The Ride for Recovery aimed to highlight the many ways to achieve recovery from substance misuse, and to raise money for people who use Humankind services. It was also timed to arrive for the start of the FAVOR UK Recovery Walk in Middlesbrough.

The cyclists were volunteers from services in Manchester, Leeds, London, Halifax and the head office in Newton Aycliffe, and called in at Humankind-led drug and alcohol recovery services along the way. ‘Humankind is a major sponsor of the FAVOR UK Recovery Walk this year,’ said chief executive officer Paul Townsley, who was among the cyclists. ‘We wanted to show our support for this cause with this Ride for Recovery. Raising money and awareness to improve the lives of our service users will demonstrate that.’

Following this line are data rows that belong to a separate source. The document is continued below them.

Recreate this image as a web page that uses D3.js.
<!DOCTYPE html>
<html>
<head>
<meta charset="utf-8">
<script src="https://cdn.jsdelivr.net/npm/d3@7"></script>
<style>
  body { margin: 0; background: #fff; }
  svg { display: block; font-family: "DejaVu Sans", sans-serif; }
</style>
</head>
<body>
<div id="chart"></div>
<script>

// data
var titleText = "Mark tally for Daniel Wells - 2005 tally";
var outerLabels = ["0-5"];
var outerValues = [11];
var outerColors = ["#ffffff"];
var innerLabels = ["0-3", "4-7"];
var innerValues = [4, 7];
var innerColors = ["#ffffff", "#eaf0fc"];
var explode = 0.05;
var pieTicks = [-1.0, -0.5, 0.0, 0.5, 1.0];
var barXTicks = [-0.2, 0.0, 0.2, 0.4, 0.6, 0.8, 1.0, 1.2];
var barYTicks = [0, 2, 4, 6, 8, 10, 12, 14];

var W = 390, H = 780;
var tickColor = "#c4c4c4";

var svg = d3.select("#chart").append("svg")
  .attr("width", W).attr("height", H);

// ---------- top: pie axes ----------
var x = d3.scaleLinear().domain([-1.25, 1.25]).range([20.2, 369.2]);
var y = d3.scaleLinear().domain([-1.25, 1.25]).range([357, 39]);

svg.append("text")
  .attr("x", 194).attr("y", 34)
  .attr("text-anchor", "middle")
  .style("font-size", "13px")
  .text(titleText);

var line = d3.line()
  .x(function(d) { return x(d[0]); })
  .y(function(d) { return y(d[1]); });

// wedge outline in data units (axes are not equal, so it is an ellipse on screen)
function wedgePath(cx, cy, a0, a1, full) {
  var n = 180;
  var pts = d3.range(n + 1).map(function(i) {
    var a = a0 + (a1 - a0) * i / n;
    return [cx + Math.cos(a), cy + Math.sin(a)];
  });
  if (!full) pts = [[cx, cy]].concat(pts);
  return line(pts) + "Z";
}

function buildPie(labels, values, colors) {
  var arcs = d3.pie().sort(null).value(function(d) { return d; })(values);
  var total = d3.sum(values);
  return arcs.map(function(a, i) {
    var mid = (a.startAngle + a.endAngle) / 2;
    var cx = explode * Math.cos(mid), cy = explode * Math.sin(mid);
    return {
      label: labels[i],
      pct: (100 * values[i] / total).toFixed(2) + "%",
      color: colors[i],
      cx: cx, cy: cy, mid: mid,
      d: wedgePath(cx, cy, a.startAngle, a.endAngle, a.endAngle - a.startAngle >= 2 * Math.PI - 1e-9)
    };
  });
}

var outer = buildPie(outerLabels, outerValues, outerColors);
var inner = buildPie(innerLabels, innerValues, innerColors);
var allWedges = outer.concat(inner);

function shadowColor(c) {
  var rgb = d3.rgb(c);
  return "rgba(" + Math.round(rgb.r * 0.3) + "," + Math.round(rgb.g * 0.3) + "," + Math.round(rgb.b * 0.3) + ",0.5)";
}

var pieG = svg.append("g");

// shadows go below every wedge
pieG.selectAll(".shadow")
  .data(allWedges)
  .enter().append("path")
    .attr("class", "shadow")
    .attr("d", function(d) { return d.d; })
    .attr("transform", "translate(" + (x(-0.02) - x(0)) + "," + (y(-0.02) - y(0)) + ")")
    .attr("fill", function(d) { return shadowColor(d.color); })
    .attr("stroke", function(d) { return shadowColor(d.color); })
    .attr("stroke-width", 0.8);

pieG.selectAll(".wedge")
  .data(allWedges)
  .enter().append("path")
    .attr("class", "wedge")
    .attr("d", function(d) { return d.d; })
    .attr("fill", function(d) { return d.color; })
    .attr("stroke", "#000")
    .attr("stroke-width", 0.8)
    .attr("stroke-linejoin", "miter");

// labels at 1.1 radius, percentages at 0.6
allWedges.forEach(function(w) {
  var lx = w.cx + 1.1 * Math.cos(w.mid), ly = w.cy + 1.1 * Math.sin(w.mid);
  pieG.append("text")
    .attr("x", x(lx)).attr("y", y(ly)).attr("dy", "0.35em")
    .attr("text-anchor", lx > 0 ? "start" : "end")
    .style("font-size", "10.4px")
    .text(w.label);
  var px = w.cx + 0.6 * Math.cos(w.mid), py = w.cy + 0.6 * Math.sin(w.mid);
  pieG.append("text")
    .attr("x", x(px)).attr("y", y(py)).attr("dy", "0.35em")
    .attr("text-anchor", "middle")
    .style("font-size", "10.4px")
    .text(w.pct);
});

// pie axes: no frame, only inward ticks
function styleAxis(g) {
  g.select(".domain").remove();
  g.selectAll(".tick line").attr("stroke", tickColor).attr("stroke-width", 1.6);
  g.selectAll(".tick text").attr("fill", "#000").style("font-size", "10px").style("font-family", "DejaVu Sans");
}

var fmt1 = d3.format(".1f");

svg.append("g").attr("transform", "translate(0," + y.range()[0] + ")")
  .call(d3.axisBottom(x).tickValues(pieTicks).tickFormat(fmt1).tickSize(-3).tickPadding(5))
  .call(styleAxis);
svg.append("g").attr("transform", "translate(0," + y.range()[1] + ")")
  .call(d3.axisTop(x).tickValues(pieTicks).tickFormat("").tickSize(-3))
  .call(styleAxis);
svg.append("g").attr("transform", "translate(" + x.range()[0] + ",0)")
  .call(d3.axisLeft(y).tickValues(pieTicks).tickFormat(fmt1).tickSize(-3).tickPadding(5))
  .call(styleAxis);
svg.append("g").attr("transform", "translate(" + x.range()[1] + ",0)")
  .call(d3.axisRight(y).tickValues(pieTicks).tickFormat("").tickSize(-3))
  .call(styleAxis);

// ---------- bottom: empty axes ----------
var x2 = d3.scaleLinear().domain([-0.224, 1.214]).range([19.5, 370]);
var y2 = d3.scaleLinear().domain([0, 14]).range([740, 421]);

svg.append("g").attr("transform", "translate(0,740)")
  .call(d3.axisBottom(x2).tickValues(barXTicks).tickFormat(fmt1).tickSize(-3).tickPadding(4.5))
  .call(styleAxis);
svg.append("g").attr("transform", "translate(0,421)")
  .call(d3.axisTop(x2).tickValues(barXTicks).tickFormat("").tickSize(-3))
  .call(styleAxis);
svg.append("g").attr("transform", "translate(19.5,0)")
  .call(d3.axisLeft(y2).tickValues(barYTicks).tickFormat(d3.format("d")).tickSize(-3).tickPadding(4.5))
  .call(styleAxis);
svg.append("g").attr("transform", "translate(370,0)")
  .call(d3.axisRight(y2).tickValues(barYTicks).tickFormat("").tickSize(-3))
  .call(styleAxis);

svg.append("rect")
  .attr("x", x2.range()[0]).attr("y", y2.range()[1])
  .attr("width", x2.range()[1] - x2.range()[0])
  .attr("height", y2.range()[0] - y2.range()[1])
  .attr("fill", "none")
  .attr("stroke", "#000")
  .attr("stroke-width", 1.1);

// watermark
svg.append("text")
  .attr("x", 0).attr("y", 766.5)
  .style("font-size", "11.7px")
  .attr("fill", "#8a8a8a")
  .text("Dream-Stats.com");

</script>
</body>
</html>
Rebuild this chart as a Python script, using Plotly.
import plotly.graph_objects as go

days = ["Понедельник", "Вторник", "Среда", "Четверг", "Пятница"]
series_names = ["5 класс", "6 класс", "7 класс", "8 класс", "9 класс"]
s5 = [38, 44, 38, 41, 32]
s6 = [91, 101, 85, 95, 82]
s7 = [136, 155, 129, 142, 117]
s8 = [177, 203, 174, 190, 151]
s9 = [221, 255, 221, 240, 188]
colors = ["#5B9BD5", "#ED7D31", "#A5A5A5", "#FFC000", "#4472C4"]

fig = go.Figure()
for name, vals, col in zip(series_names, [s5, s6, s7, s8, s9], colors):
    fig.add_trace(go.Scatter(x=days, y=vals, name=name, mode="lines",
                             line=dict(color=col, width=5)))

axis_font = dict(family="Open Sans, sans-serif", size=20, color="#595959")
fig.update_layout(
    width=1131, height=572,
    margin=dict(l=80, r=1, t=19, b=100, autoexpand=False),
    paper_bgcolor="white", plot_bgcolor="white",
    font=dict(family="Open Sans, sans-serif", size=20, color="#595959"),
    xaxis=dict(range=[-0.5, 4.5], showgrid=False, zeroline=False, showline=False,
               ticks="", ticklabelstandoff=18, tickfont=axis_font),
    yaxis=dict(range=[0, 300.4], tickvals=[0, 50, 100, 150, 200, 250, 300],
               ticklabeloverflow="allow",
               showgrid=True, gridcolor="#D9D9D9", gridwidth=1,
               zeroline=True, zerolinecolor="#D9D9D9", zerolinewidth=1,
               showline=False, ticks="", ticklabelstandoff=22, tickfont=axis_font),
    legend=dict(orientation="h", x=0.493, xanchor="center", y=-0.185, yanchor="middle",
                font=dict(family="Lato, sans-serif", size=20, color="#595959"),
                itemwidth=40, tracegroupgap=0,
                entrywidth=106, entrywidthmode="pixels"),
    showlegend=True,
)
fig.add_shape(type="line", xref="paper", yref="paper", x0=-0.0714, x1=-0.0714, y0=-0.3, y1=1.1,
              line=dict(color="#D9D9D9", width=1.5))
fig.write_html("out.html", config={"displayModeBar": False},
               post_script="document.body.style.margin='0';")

Day one was the 43-mile journey from Manchester to Leeds. The riders were seen off by staff and residents at Redbank Recovery Accommodation, who had even baked them food for the trip. Area manager for Humankind’s North West services, Helen Hubberstey, was among those turning out to wish the cyclists well. ‘I think it’s really important we get behind causes like this to demonstrate our commitment to recovery and the journey that our residents are on,’ she said, while cyclist Rhian James from Humankind’s Manchester office said that ‘having people supporting us like this makes us feel it’s all worthwhile’.

The cyclists travelled via Humankind-led services at Calderdale Recovery Steps and 5 WAYS, the recovery hub that forms part of Forward Leeds, the city’s alcohol and drug service. The members of 5 WAYS, who are all in recovery themselves, were there to greet the riders on arrival with balloons, bunting and a home-made welcome flag. ‘It was amazing to see what the cyclists have achieved so far,’ said 5 WAYS member Stacey Vickers. ‘It made me want to get on my bike and be a part of it next year. The riders created such a brilliant atmosphere.’

‘Today has been a real struggle though hill climbs, cobbles and bad weather,’ said cyclist Claire Burns from Humankind’s HR team when she arrived. ‘But the reception we’ve been given at 5 WAYS is just amazing. Everyone has given us such a warm welcome and it was just the tonic we needed after such a long ride’. Senior practitioner at 5 WAYS Helen Mason added that the community ‘loved having them here’.

Day two was the 53-mile journey from Leeds to Northallerton, with the riders stopping off at the Headingley cricket ground before cycling via Ripon to North Yorkshire Horizons’ Northallerton hub. ‘North Yorkshire Horizons wishes all the very best to everyone taking part in the Ride for Recovery, raising money and awareness to improve the lives of our service users who we support on a daily basis,’ said Humankind assistant director Mark Vidgen.

Day three saw the team riding out of Yorkshire and into the North East for the 34-mile trip from Northallerton to Bishop Auckland. ‘It was an honour to host this event,’ said project manager at County Durham Drug and Alcohol Recovery Service, Bob Smith. ‘It gave us a chance to showcase the progress being made in County Durham, and highlight the hard work from service users, staff and volunteers which is showing definite results in advocating real recovery in individuals.’

Humankind CEO Paul Townsley
Humankind CEO Paul Townsley

The final day was the 36-mile stretch from Bishop Auckland to Middlesbrough, with the cyclists arriving in time for the 2019 Recovery Walk.

‘The ride has been brilliant, bringing a group of staff together from different services with one aim,’ said Paul Townsley. ‘It’s been great for us all to learn about what is going on at the drug and alcohol services that we have visited along the way, and to get to chat with staff and service users.’